Paul made his living as a fisherman and was employed as a coastal pilot. He seems not to have been involved in a skirmish in Merliguesche harbour in which a group of Mi’kmaq and Acadians, including Paul's brother Jean-Baptiste and his son, attacked an English vessel. Even though his brother and nephew were captured, taken to Boston, and hanged, Paul appears to have remained on good terms with the English.

Paul and the other Acadians left Merliguesche for Île Royale (Cape Breton) in the 1740s when tensions increased between the French and the English. Paul later returned to his property at Merliguesche and was the only “French man” living there when the British arrived in 1753 and established the town of Lunenburg.

In addition to the 1753 map, the name "Labrador" makes an appearance in a letter written to Paul on behalf of Colonel Lawrence in 1754. In it, the Colonel requests accommodation for some Acadians returning from Île Royale because they were “nearly related to old Labrador.” The surname Labrador likely was an anglicised version of the name LaVerdure, so there can be little doubt that "old Labrador" was in fact Paul Guédry, dit LaVerdure.
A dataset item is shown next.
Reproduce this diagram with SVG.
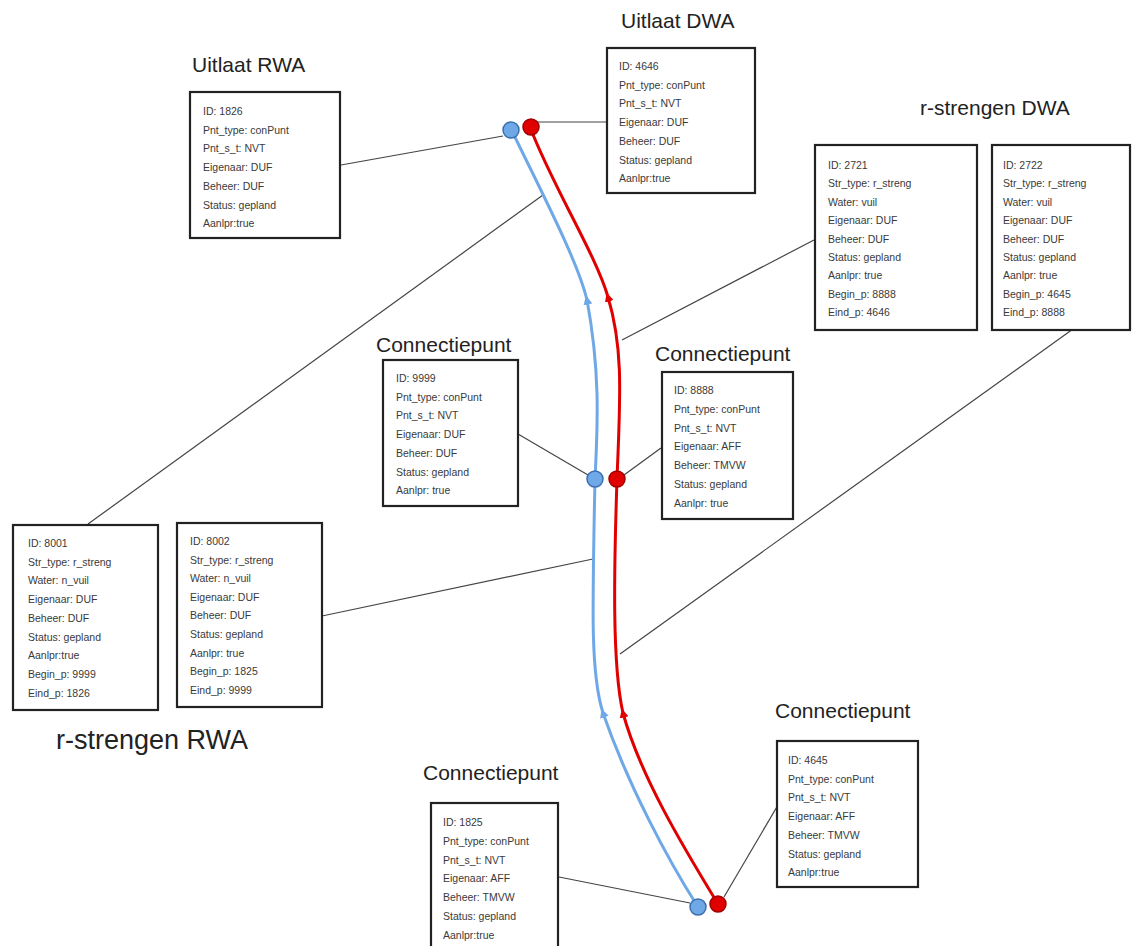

When Paul's farm was granted to Patrick Sutherland in 1762, "Paul Labrador" is identified as its previous owner – the anglicised name had stuck.

Paul and Anne's children – and possibly Jean-Baptiste and Madeleine's too – may have had close ties with their Mi'kmaw relatives. It was not uncommon for the children of "mixed marriages" to be embraced by Mi'kmaw communities, which possibly explains how the Labrador name became common among the Mi'kmaq of Lunenburg County. Some were recorded in Chester in 1801.

All that remains of the Acadian settlement of Merliguesche is the "Old French Cemetery" by the Lunenburg waterfront. While the wooden crosses marking the graves have long since rotted away and later gravesites were placed nearby, the open grassy space is the last resting place of "old Labrador" and his companions.



The approximate location of "Labrador's Farm" in 1753 ~ This is private property; please do not trespass.